From the first agonising contraction to the emergency caesarean 36 hours later, the birth of my elder child was crap.
I didn't go into the enterprise of childbirth expecting it to be empowering or lovely or spiritually fulfilling. I didn't plan to burn aromatic candles or listen to whale noises on CD as I brought new life into the world. (I did buy the greatest hits of Wham! to keep my spirits up during labour, but forgot to take it, and indeed my shoes, along to the hospital.) So I wouldn't say I had fixed or unrealistic expectations of the birth experience - but I did expect I'd actually be able to give birth.
I strongly believe that it's a woman's right to call the shots about how she has her baby. She shouldn't have interventions foisted on her, but if she makes informed decisions to use pain relief or other technology, that should be respected. At a purely personal level, though, I feel it's better to manage without interventions if you can. That was what I planned to do, and it never occurred to me, not even for a moment, that my body wouldn't be able to do what's supposedly the most natural thing in the world.
So when my daughter was born surgically, I felt quite a deep sense of disappointment with myself - as though my body had let me down, and I was somehow a 'failed' woman. The message of failure had come through a variety of sources. Once book I'd read during pregnancy discussed at great length how caesareans are best avoided - then belatedly added, in one feeble sentence, that women who have caesars shouldn't feel bad because all births are special. Like, whatever. I found myself thinking of my second pregnancy as a chance to redeem myself, and though I managed a vaginal delivery, I was so epiduralled, ventuesed, episiotomied and generally off the planet that the second birth seemed little different from the first.

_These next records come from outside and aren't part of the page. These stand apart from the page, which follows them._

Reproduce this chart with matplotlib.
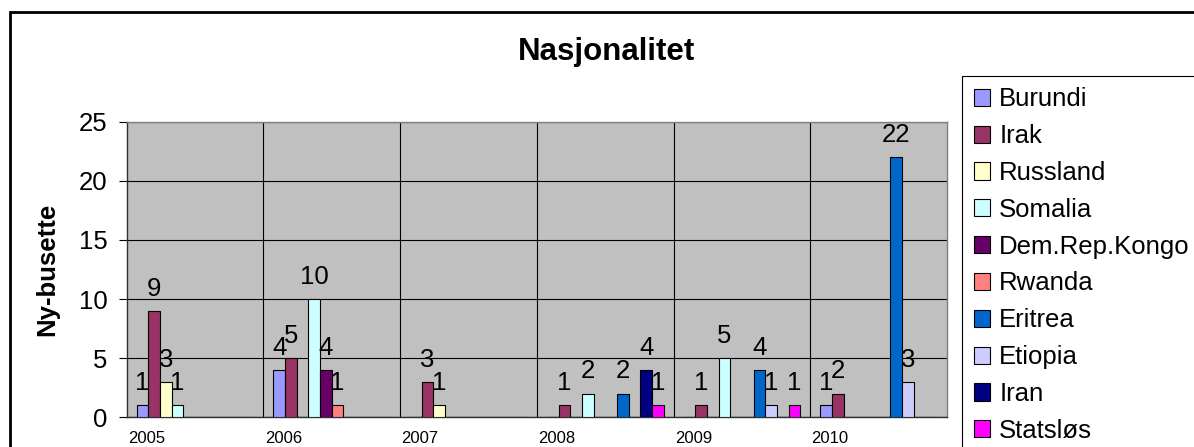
import numpy as np
import matplotlib.pyplot as plt
from matplotlib.patches import Patch, Rectangle

plt.rcParams['font.family'] = ['Liberation Sans', 'DejaVu Sans']

years = ['2005', '2006', '2007', '2008', '2009', '2010']
countries = ['Burundi', 'Irak', 'Russland', 'Somalia', 'Dem.Rep.Kongo',
             'Rwanda', 'Eritrea', 'Etiopia', 'Iran', 'Statsløs']
colors = ['#9999FF', '#993366', '#FFFFCC', '#CCFFFF', '#660066',
          '#FF8080', '#0066CC', '#CCCCFF', '#000080', '#FF00FF']

burundi = [1, 4, 0, 0, 0, 1]
irak = [9, 5, 3, 1, 1, 2]
russland = [3, 0, 1, 0, 0, 0]
somalia = [1, 10, 0, 2, 5, 0]
kongo = [0, 4, 0, 0, 0, 0]
rwanda = [0, 1, 0, 0, 0, 0]
eritrea = [0, 0, 0, 2, 4, 22]
etiopia = [0, 0, 0, 0, 1, 3]
iran = [0, 0, 0, 4, 0, 0]
statslos = [0, 0, 0, 1, 1, 0]

series = [burundi, irak, russland, somalia, kongo,
          rwanda, eritrea, etiopia, iran, statslos]

W, H = 1194, 447
fig = plt.figure(figsize=(W / 100, H / 100), dpi=100)
ax = fig.add_axes([126.7 / W, 1 - 417.3 / H, (947 - 126.7) / W, (417.3 - 121.7) / H])

x = np.arange(len(years))
n = len(series)
w = 0.854 / n
for k, vals in enumerate(series):
    pos = x + (k - (n - 1) / 2) * w
    ax.bar(pos, vals, width=w, color=colors[k], edgecolor='black', linewidth=0.8, zorder=3)
    for xp, v in zip(pos, vals):
        if v > 0:
            ax.annotate(str(v), (xp, v), xytext=(0, 11), textcoords='offset points',
                        ha='center', va='baseline', fontsize=18.5, zorder=4)

ax.set_facecolor('#C0C0C0')
ax.set_xlim(-0.5, len(years) - 0.5)
ax.set_ylim(0, 25)
ax.set_yticks(range(0, 26, 5))
ax.tick_params(axis='y', labelsize=18.5, length=6, width=0.8, pad=8, direction='out')
ax.set_xticks(x - 0.355)
ax.set_xticklabels(years, fontsize=12)
ax.tick_params(axis='x', length=0, pad=10)
ax.set_xticks(x[:-1] + 0.5, minor=True)
ax.tick_params(axis='x', which='minor', length=0)
ax.grid(axis='y', which='major', color='black', linewidth=0.8, zorder=1)
ax.grid(axis='x', which='minor', color='black', linewidth=0.8, zorder=1)
ax.grid(axis='x', which='major', visible=False)
ax.set_axisbelow(True)
for s in ['top', 'right']:
    ax.spines[s].set_color('#808080')
for s in ['left', 'bottom']:
    ax.spines[s].set_color('#303030')
for s in ax.spines.values():
    s.set_linewidth(1.0)

ax.set_ylabel('Ny-busette', fontsize=18.5, fontweight='bold')
ax.yaxis.set_label_coords((47 - 126.7) / (947 - 126.7), 0.5)
ax.yaxis.label.set_va('center')

fig.text(606 / W, 1 - 52 / H, 'Nasjonalitet', fontsize=22.5, fontweight='bold',
         ha='center', va='center')

handles = [Patch(facecolor=c, edgecolor='black', linewidth=0.8) for c in colors]
leg = fig.legend(handles, countries, loc='upper left',
                 bbox_to_anchor=(962 / W, 1 - 75.7 / H), fontsize=18.5,
                 frameon=False, handlelength=0.65, handleheight=0.65,
                 handletextpad=0.35, labelspacing=0.5, borderpad=0.45,
                 borderaxespad=0)

# legend frame runs past the right and bottom edges
fig.patches.append(Rectangle((962 / W, -0.2), 0.5, 1.2 - 75.7 / H, transform=fig.transFigure,
                             fill=False, edgecolor='black', linewidth=0.8))
# outer chart border
fig.patches.append(Rectangle((10 / W, -0.2), 1.2, 1.2 - 12 / H, transform=fig.transFigure,
                             fill=False, edgecolor='black', linewidth=2))

fig.savefig('out.png', dpi=100)
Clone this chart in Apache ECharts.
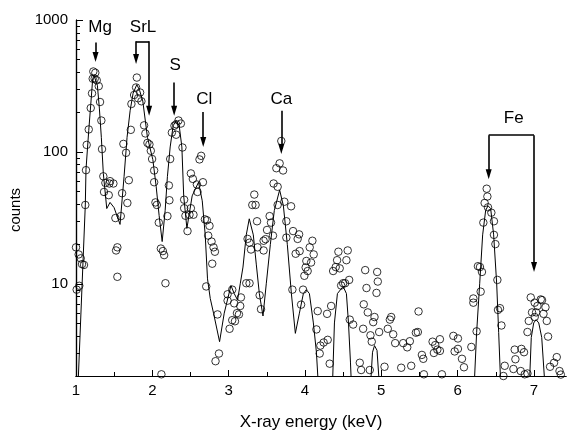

My midwife, who was excellent, encouraged me through both pregnancies to avoid interventions if I could, and talked me through the evidence in favour of 'natural' birth. The message was an important one, and helped me make informed choices. But I think the challenge for feminists is this: how we can promote the advantages of non-intervention birth without 'looking down' on the experiences of women who need, or choose, interventions?